Data segment
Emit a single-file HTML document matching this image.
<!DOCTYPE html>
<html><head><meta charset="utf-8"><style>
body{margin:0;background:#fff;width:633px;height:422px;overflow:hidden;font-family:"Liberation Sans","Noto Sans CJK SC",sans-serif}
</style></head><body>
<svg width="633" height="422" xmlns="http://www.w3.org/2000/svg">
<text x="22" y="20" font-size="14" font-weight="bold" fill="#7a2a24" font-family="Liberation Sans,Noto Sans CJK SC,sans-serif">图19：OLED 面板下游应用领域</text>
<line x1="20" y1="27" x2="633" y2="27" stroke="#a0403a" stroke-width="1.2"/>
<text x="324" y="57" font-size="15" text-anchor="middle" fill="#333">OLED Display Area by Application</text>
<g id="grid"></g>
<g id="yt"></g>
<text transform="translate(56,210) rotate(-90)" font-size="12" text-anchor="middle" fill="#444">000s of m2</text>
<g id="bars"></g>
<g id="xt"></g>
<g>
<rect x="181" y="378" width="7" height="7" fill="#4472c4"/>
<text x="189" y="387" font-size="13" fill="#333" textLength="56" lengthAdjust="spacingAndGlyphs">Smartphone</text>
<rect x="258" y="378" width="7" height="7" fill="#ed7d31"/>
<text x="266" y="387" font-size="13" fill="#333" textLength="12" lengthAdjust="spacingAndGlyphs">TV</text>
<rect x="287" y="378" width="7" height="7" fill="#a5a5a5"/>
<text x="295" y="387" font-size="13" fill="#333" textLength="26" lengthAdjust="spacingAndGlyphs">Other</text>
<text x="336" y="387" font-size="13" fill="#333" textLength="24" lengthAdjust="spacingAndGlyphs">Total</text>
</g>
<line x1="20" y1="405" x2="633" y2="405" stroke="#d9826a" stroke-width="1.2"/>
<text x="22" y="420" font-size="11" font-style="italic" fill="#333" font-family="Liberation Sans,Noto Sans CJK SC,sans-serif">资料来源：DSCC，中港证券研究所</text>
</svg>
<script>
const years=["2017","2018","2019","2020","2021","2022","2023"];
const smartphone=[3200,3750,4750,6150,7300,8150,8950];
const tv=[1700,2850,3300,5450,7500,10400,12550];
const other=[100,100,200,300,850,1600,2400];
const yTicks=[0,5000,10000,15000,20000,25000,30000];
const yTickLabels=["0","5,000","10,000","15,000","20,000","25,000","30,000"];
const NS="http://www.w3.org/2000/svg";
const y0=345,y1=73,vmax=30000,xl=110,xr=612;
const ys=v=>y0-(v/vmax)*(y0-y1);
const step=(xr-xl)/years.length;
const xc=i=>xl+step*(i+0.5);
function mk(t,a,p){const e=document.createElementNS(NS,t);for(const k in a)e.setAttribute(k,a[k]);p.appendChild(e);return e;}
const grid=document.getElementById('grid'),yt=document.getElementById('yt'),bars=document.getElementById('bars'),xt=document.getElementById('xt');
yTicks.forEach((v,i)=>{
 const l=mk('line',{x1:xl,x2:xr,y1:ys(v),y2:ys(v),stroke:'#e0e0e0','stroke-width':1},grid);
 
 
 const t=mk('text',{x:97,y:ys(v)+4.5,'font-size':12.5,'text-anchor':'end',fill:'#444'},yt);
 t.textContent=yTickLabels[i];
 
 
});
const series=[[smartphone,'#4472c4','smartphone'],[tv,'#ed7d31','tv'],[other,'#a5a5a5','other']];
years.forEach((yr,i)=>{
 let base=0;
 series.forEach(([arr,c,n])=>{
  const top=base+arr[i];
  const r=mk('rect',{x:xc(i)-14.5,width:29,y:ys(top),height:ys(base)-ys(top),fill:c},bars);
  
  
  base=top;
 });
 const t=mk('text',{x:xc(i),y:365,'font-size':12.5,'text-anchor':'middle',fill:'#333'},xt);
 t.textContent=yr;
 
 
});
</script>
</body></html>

What you will do
Write every line of the material above again, exactly.

Result
Emit a single-file HTML document matching this image.
<!DOCTYPE html>
<html><head><meta charset="utf-8"><style>
body{margin:0;background:#fff;width:633px;height:422px;overflow:hidden;font-family:"Liberation Sans","Noto Sans CJK SC",sans-serif}
</style></head><body>
<svg width="633" height="422" xmlns="http://www.w3.org/2000/svg">
<text x="22" y="20" font-size="14" font-weight="bold" fill="#7a2a24" font-family="Liberation Sans,Noto Sans CJK SC,sans-serif">图19：OLED 面板下游应用领域</text>
<line x1="20" y1="27" x2="633" y2="27" stroke="#a0403a" stroke-width="1.2"/>
<text x="324" y="57" font-size="15" text-anchor="middle" fill="#333">OLED Display Area by Application</text>
<g id="grid"></g>
<g id="yt"></g>
<text transform="translate(56,210) rotate(-90)" font-size="12" text-anchor="middle" fill="#444">000s of m2</text>
<g id="bars"></g>
<g id="xt"></g>
<g>
<rect x="181" y="378" width="7" height="7" fill="#4472c4"/>
<text x="189" y="387" font-size="13" fill="#333" textLength="56" lengthAdjust="spacingAndGlyphs">Smartphone</text>
<rect x="258" y="378" width="7" height="7" fill="#ed7d31"/>
<text x="266" y="387" font-size="13" fill="#333" textLength="12" lengthAdjust="spacingAndGlyphs">TV</text>
<rect x="287" y="378" width="7" height="7" fill="#a5a5a5"/>
<text x="295" y="387" font-size="13" fill="#333" textLength="26" lengthAdjust="spacingAndGlyphs">Other</text>
<text x="336" y="387" font-size="13" fill="#333" textLength="24" lengthAdjust="spacingAndGlyphs">Total</text>
</g>
<line x1="20" y1="405" x2="633" y2="405" stroke="#d9826a" stroke-width="1.2"/>
<text x="22" y="420" font-size="11" font-style="italic" fill="#333" font-family="Liberation Sans,Noto Sans CJK SC,sans-serif">资料来源：DSCC，中港证券研究所</text>
</svg>
<script>
const years=["2017","2018","2019","2020","2021","2022","2023"];
const smartphone=[3200,3750,4750,6150,7300,8150,8950];
const tv=[1700,2850,3300,5450,7500,10400,12550];
const other=[100,100,200,300,850,1600,2400];
const yTicks=[0,5000,10000,15000,20000,25000,30000];
const yTickLabels=["0","5,000","10,000","15,000","20,000","25,000","30,000"];
const NS="http://www.w3.org/2000/svg";
const y0=345,y1=73,vmax=30000,xl=110,xr=612;
const ys=v=>y0-(v/vmax)*(y0-y1);
const step=(xr-xl)/years.length;
const xc=i=>xl+step*(i+0.5);
function mk(t,a,p){const e=document.createElementNS(NS,t);for(const k in a)e.setAttribute(k,a[k]);p.appendChild(e);return e;}
const grid=document.getElementById('grid'),yt=document.getElementById('yt'),bars=document.getElementById('bars'),xt=document.getElementById('xt');
yTicks.forEach((v,i)=>{
 const l=mk('line',{x1:xl,x2:xr,y1:ys(v),y2:ys(v),stroke:'#e0e0e0','stroke-width':1},grid);
 
 
 const t=mk('text',{x:97,y:ys(v)+4.5,'font-size':12.5,'text-anchor':'end',fill:'#444'},yt);
 t.textContent=yTickLabels[i];
 
 
});
const series=[[smartphone,'#4472c4','smartphone'],[tv,'#ed7d31','tv'],[other,'#a5a5a5','other']];
years.forEach((yr,i)=>{
 let base=0;
 series.forEach(([arr,c,n])=>{
  const top=base+arr[i];
  const r=mk('rect',{x:xc(i)-14.5,width:29,y:ys(top),height:ys(base)-ys(top),fill:c},bars);
  
  
  base=top;
 });
 const t=mk('text',{x:xc(i),y:365,'font-size':12.5,'text-anchor':'middle',fill:'#333'},xt);
 t.textContent=yr;
 
 
});
</script>
</body></html>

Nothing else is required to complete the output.